Re:  Obama Year One | The American Prospect, Paul Starr | December 24, 2009 

President Obama and Secretary of State Hillary Clinton

As Barack Obama ends his first year in office, there is much talk about disillusionment with the president among progressives. The litany of complaints is obvious: unemployment still at 10 percent, economic policies unduly favorable to Wall Street, the surge in Afghanistan, compromises on health care, the failure to close down Guantánamo, and a general inability to bring about the transformative change that Obama spoke of during his campaign. 

Policy has certainly not moved as fast or as far as many of us would like. But perhaps because I never shared the political fantasies about Obama in the first place, I don’t feel let down, and I don’t think other liberals should. No president was about to turn the country around on a dime — the structure of our government doesn’t allow it. And anyone who paid attention to what Obama said as a candidate about specific matters of policy would have realized he wasn’t the lefty some imagined and others feared. 

Every president has had to walk back some of their campaign promises. Ronald Reagan had to raise taxes – 6 times. 

No one president broke more campaign promises than George W. Bush, but you don’t hear about that because the main stream media sides with Republicans. Bush promised on the campaign trail, during the primaries of 2000, that he would fully fund the Low Income Home Energy Assistance Program (LIHEAP). His FY 2003 budget slashed funding for LIHEAP by $300 million or 18% of the previous year’s allotment. 

During the campaign of 2000, Bush said, “Every year, U.S. colleges attract the best and the brightest students from all over the world. I want to make sure that higher education is affordable and accessible to every American. And therein lie our greatest weaknesses: college tuition and the burden of student indebtedness. I am committed to helping families prepare for the cost of higher education.” Then, in 2002, Bush slashed the federal student loan program by $1.3 billion. 

Bush also promised not to spend the Social Security surplus. But it was spent, anyway, on an unnecessary war. 

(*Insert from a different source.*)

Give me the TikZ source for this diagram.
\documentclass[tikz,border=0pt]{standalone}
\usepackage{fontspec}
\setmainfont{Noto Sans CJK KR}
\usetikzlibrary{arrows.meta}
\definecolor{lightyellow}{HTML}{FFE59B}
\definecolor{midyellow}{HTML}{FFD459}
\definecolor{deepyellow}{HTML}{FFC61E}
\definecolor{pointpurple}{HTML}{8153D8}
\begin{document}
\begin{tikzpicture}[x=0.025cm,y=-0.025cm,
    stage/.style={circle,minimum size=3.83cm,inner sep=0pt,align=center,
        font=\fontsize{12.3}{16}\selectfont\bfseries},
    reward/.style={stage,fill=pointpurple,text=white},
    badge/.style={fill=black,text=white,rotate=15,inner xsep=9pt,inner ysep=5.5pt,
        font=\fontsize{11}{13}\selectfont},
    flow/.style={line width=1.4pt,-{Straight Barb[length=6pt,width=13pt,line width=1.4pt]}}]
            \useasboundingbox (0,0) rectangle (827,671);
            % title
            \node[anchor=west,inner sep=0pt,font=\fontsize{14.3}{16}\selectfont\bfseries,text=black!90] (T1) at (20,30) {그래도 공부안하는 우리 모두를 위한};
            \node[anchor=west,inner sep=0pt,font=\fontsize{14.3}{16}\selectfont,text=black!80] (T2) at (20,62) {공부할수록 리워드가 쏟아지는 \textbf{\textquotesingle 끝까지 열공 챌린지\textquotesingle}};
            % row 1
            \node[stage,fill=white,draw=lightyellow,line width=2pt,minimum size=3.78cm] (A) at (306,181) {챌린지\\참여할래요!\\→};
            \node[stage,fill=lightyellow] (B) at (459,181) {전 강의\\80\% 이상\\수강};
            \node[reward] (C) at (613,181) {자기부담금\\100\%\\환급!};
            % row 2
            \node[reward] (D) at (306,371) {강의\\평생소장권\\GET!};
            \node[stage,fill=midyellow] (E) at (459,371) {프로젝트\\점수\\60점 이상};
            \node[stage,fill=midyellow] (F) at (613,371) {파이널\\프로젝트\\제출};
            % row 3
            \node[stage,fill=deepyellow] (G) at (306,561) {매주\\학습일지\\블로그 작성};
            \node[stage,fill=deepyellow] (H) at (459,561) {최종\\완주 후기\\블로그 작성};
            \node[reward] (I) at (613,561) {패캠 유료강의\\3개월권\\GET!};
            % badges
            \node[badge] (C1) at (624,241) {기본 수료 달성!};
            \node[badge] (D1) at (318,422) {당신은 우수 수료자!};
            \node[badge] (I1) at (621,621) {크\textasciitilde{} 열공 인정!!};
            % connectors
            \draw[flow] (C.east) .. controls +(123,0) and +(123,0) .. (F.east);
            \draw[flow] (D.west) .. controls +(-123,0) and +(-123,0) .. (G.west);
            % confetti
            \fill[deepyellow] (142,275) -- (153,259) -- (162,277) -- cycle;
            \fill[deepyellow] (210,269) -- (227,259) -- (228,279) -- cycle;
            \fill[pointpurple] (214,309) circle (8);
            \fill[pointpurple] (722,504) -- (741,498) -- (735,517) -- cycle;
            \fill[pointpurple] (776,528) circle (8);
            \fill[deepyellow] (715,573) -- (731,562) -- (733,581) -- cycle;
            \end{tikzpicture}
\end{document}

There is something here that I have often repeated. President Obama has never been a progressive, but progressives have painted that portrait on him by somehow mistaking their agenda as something that he has promised to do, but has failed. One promise in contention is the health insurance mandate, or the requirement that everyone have health insurance. This was not his idea, but Hillary Clinton’s. 

The news of late have shown snippets of the President at the podium in 2008 during the campaign lambasting Hillary Clinton’s insurance mandate. Now, the Senate health bill has the mandate and the President gets blamed for breaking the campaign promise of being against a mandate. 

For starters, Obama’s plan had an insurance mandate for children, but not for all, as did Clinton’s. Studies done by the Lewin Group and others at that time suggested that Clinton’s plan would be the one closest to “universal coverage” depending on the strength of the penalties for noncompliance. 

What is striking with this example is that when you compare both Obama’s and Clinton’s campaign health plans, you will quickly discover that they their focuses were on insurance reform, not health care reform. Then, compare those plans with Rep. Dennis Kucinich’s plan, you’ll see a stark difference. Kucinich promoted health care reform, not insurance reform, with his plan of Medicare For All. 

Here’s my message to progressives, of which I consider myself also. If you go back and read through some of their policy statements on the campaign trail you will find that neither Hillary Clinton nor Barack Obama were progressive, but rather left-leaning centrists. If progressives wanted a progressive candidate they should have voted for one.The progressive’s disappointment is no one’s fault but their own.